Green had been hired to pen an adaptation of the novel on which the film is based for director Jesse Perez, but when Perez moved on to another project, he got the chance to direct it as well. “The characters and situation hit home to me,” Green said, “and then through my job as a writer I began personalizing things and found myself emotionally investing in their world. And I was fortunate enough to get the opportunity to direct it and to be able to see it through.”
Rockwell found that the material spoke to him as well. “David had written a classic kitchen-sink drama,” he said. “It screamed out all those films that I’d seen in the seventies. It has a Hal Ashby, Terrence Malick vibe to it.”
“Snow Angels” was shot in Nova Scotia during the winter, giving the picture a bleak, chilly feel much removed from Green’s earlier films. “It was an intentional attempt to break free of the backdrop that I’d been working in, a departure thematically, and more so atmospherically,” he said. “I found it nice to be a foreigner. You look through different eyes, you’ve got different goggles on, when you don’t feel like it’s your backyard.”
Green described the process of making the film as one of designing “something that’s simultaneously private but ultimately universal. It’s about Glen…trying to find a rhythm within a life that has no groove.
“There was a lot of time when we took the dialogue off the script and improvised and tried things that weren’t preconceived. It’s not a fallback, it’s part of the design—it’s part of what gives [force to] a drama like this, which is not in any broad sense revolutionary or inventive or high concept. We’re dealing with not only topical issues but almost cinematic cliches. The point is to peel back the cliché to find the reality.”

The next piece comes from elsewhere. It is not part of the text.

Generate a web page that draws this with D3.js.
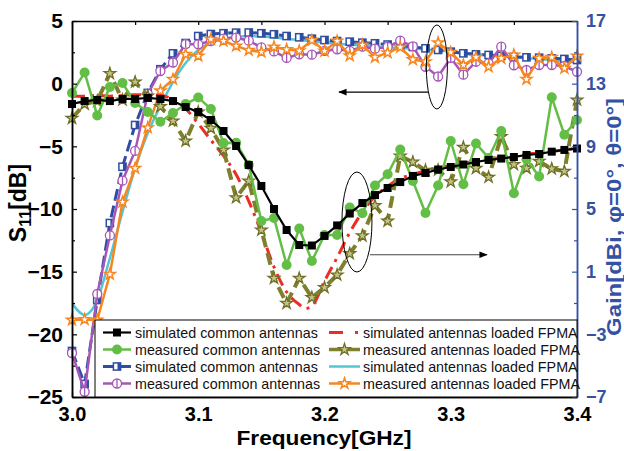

That effort, Green continued, explains the use of humor in what overall is a quite tragic story: “We’re dealing with very sensitive subject matter that in the wrong hands would, I think be maudlin or melodramatic, and we wanted to have some humor in the imperfections [of the characters] to elevate the humanity of it. And so when we thought of a funny idea that wouldn’t betray the themes of the movie, we’d put it in.”
Rockwell and Beckinsale played many of their scenes not only with each other, but with little Grace Hudson as their daughter Tara. And contrary to common belief, both director and star said it was easy.
“You see a lot of kids that kind of play it sitcom cute,” Green said, “that come in and can memorize lines and are very conscious of the camera. This girl didn’t care about the camera—just playing pretend. [The adult actors] would just pull out of her what we needed in the scenes. So they were actually directing the scenes. She’s saying whatever she wants to say in playing make-believe. Every take was fresh, every take was one of a kind.”
Rockwell observed, “They say don’t act with kids or animals. We had both. But it really gets you back to the essence of what it means to be an actor. Kate and I had to be on our toes. You have to adapt.”
And Green appreciated having performers of their quality to work with. “I got into making movies because I love watching movies,” he said. “And when you’ve got great actors, I’m not a director that likes to stand a mile away with a monitor and tell the AD what to communicate to the actors. I like to sit by the camera and watch the show. I think it’s really valuable not to rush the efficiency of a performance, not to be so specific about what you want that you don’t let it breathe.”
The admiration proved to the mutual. Rockwell said, “David really understands what it is to be an actor—that you have to go there. Some people don’t understand that. Some directors, funny enough. They think it’s like a switch you turn on and off. It’s not. Emotion is like a cat—you’ve got to coax a cat. It’s very elusive. You’ve got to seduce it. And I think David understands that instinctively. He respects that process.”